Now, perhaps you can do a "good enough" parse on the data despite the ambiguity, if you assume that values will never contain valid looking key= substrings. If you know the possible keys (or at least, what constraints they have, like being alphanumeric), it will be a lot easier to guess at what is a new key and what is just part of the previous value.
Anyway, if we assume that all alphanumeric strings followed by equals signs are indeed keys, we can do a parse with regular expressions. Unfortunately, there's no easy way to do this line by line, nor is there a good way to capture all the key-value pairs in a single scan. However, it's not too hard to scan once to get the log lines (which may have embedded newlines) and then separately get the key=value, pairs for each one.
with open("my_log_file") as infile:
text = infile.read()
line_pattern = r'(?S)eventId=\d+,.*?(?:$|(?=\neventId=\d+))'
kv_pattern = r'(?S)(\w+)=(.*?),\s*(?:$|(?=\w+=))'
results = [re.findall(kv_pattern, line) for line in re.findall(line_pattern, text)]

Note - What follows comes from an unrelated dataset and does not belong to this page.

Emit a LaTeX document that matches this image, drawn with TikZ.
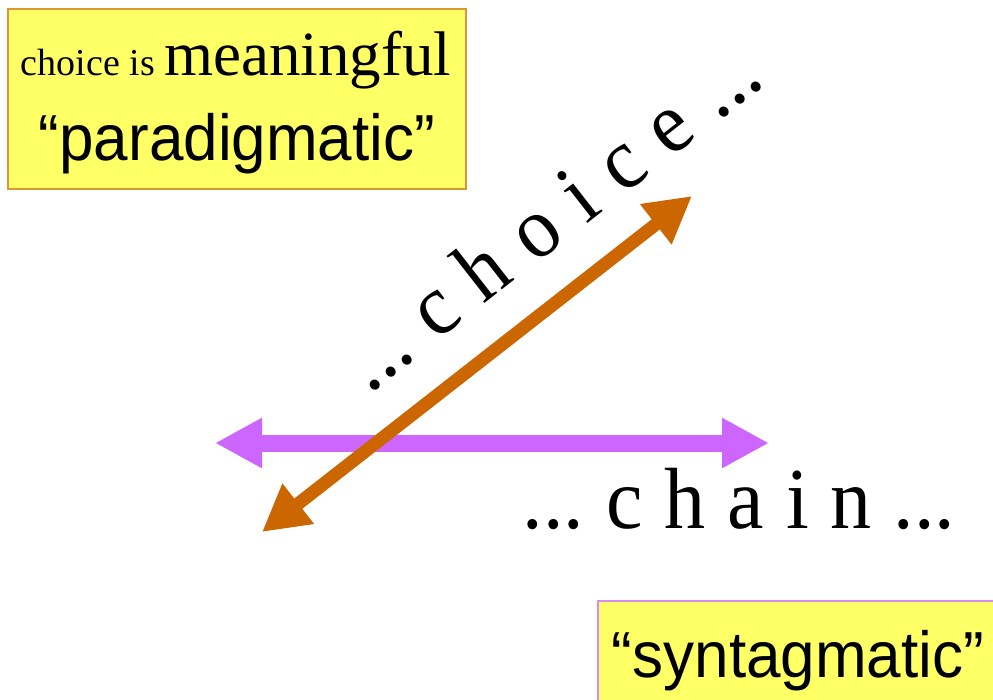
\documentclass[tikz,border=0pt]{standalone}
\usepackage{fontspec}
\setmainfont{Liberation Serif}
\newfontfamily\arialfont{Liberation Sans}
\usepackage{xcolor}
\usetikzlibrary{arrows.meta,positioning,calc}
\definecolor{noteyellow}{RGB}{255,255,102}
\definecolor{paraedge}{RGB}{222,150,52}
\definecolor{syntedge}{RGB}{214,140,240}
\definecolor{chainviolet}{RGB}{204,102,255}
\definecolor{choiceorange}{RGB}{204,102,0}
\frenchspacing

\begin{document}
\begin{tikzpicture}[x=1pt,y=-1pt,
  notebox/.style={rectangle,fill=noteyellow,line width=2pt,inner sep=0pt},
  bigword/.style={anchor=base,font=\fontsize{82}{86}\selectfont},
  chainarrow/.style={chainviolet,line width=17pt,{Triangle[length=47pt,width=47pt]}-{Triangle[length=47pt,width=47pt]}},
  choicearrow/.style={choiceorange,line width=13pt,{Triangle[length=46pt,width=48pt]}-{Triangle[length=46pt,width=48pt]}}]
\useasboundingbox (0,0) rectangle (993,699);
\clip (0,0) rectangle (993,699);
\fill[white] (0,0) rectangle (993,699);

\node[notebox,draw=paraedge,minimum width=458pt,minimum height=180pt] (parabox) at (236.5,99) {};
\node[anchor=base] (meaning) at (236,75) {\fontsize{38}{40}\selectfont choice is \fontsize{63}{66}\selectfont meaningful};
\node[anchor=base] (para) at (237,160) {\arialfont\fontsize{62}{66}\selectfont\scalebox{1}[1.05]{“paradigmatic”}};

\node[notebox,draw=syntedge,minimum width=405pt,minimum height=108pt] (synbox) at (800.5,655) {};
\node[anchor=base] (synt) at (798,677) {\arialfont\fontsize{62}{66}\selectfont\scalebox{1}[1.05]{“syntagmatic”}};

\coordinate (chainL) at (215,443);
\coordinate (chainR) at (769,443);
\coordinate (choiceL) at (262,532);
\coordinate (choiceU) at (692,196);
\draw[chainarrow] (chainL) -- (chainR);
\draw[choicearrow] (choiceL) -- (choiceU);

\node[bigword] (chain) at (739,528) {\spaceskip=22pt\relax\scalebox{1}[1.06]{... c h a i n ...}};
\node[bigword,rotate=38] (choice) at (568,239) {\spaceskip=24pt\relax\scalebox{1}[1.06]{... c h o i c e ...}};
\end{tikzpicture}
\end{document}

I'm assuming that the file is small enough to fit into memory as a string. It would be quite a bit more obnoxious to solve the problem if the file can't all be handled at once.
If we run this regex matching on your example text, we get:
[[('eventId', '123'), ('key', 'value'), ('key2', 'value2:\nthis, will, be, a problem,\nmaybe?='), ('anotherkey', 'anothervalue')],
[('eventId', '1234'), ('key1', 'value1'), ('key2', 'value2'), ('key3', 'value3')],
[('eventId', '12345'), ('key1', '\nmsg= {this is not a valid key value pair}'), ('key', 'value'), ('key21', 'value=')]]
maybe? is not considered a key because of the question mark. msg and the final value are not considered keys because there were no commas separating them from a previous value.
Oh! This is an interesting problem, you'll want to process each line and part of line separately without iterating though the file more than once.
data_dict = {}
file_lines = open('file.txt','r').readlines()
for line in file_lines:
line_list = line.split(',')
if len(line_list)>=1:
if 'eventId' in line_list[0]:
for item in line_list:
pair = item.split('=')
data_dict.update({pair[0]:pair[1]})
That should do it. Enjoy!
If there are spaces in the 'pseudo csv' please change the last line to:
data_dict.update({pair[0].split():pair[1].split()})
In order to remove spaces from the strings for your key and value.
p.s. If this answers your question, please click the check mark on the left to record this as an accepted answer. Thanks!
p.p.s. A set of lines from your actual data would be very helpful in writing something to avoid error cases.